Planter tells about hard work and having a heart for family

People often say when you’re down to nothing; God is always up to something. 

But you have to keep working hard because God helps those who help themselves.

That is the opinion of Junior Tyrell of Faleula, who says faith goes together with work.

Junior works the land to take care of his family but he never stops dreaming of a bigger and brighter future. 

“When I finished school the past two years, I was looking for a job and that’s when I decided to work on the other side of our land here in our village,” he told the Village Voice team.

Junior said he’s the youngest of his siblings and they all work to provide for their families.

“But making good use of my time to help my family everyday is what I was looking at, I just don’t want to rely on others for a living and that’s why I’ve ended up as a young farmer.

“Personally, this is part of my life and feeding my family from my plantation brings happiness to me and I love it.

“As I’ve mentioned earlier, I don’t want to just sit around and dream about my future without something on my hands to make my dreams come true.

“I mean it’s really hard, so being a farmer is challenging but interesting in some ways.

“I can rest whenever I want, I’m my own boss and to be honest my family never goes hungry,” Junior said. Moreover, he said life was good in Samoa.

Aside from being a farmer at a very young age, Junior relies on God to lead and guide him.

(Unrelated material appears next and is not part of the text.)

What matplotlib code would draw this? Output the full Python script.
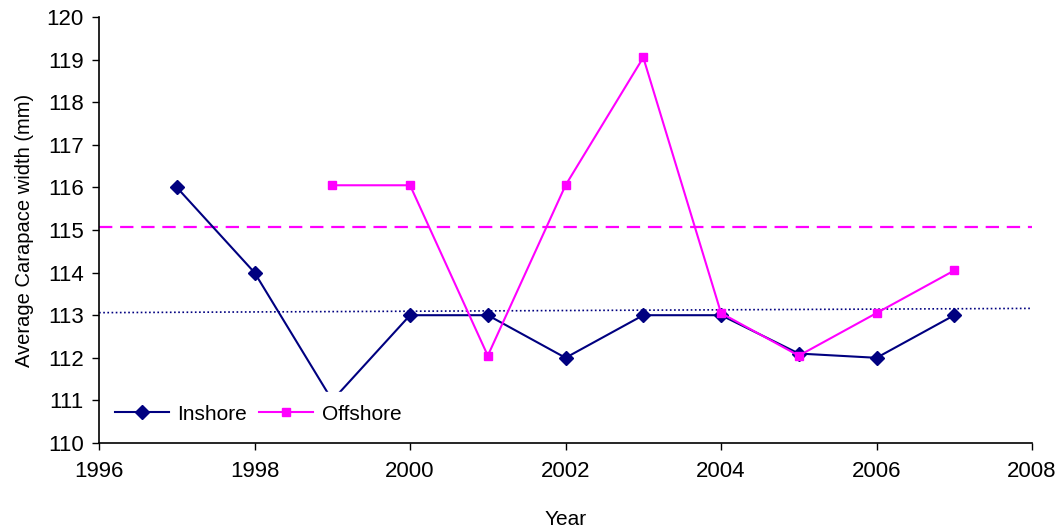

“I always come to the plantation every day, either for my family’s food or to get coconuts to feed pigs.

“I work at my plantation and honestly I don’t want my family to depend on others for our food on a daily basis.

“We all know that plantations are Samoa’s thing but the only problem is that we don’t really get any help from the government for many of the farmers here in Samoa.

“The cost of living keeps on getting higher and higher and before we know it, there will be more things that we cannot afford anymore.

“The thing is we have food everywhere, there is a lot of unused taro rotting all over Samoa but money is always the problem.

“So, all we have to do is find ways to help our family and children survive from day to day,” Junior said.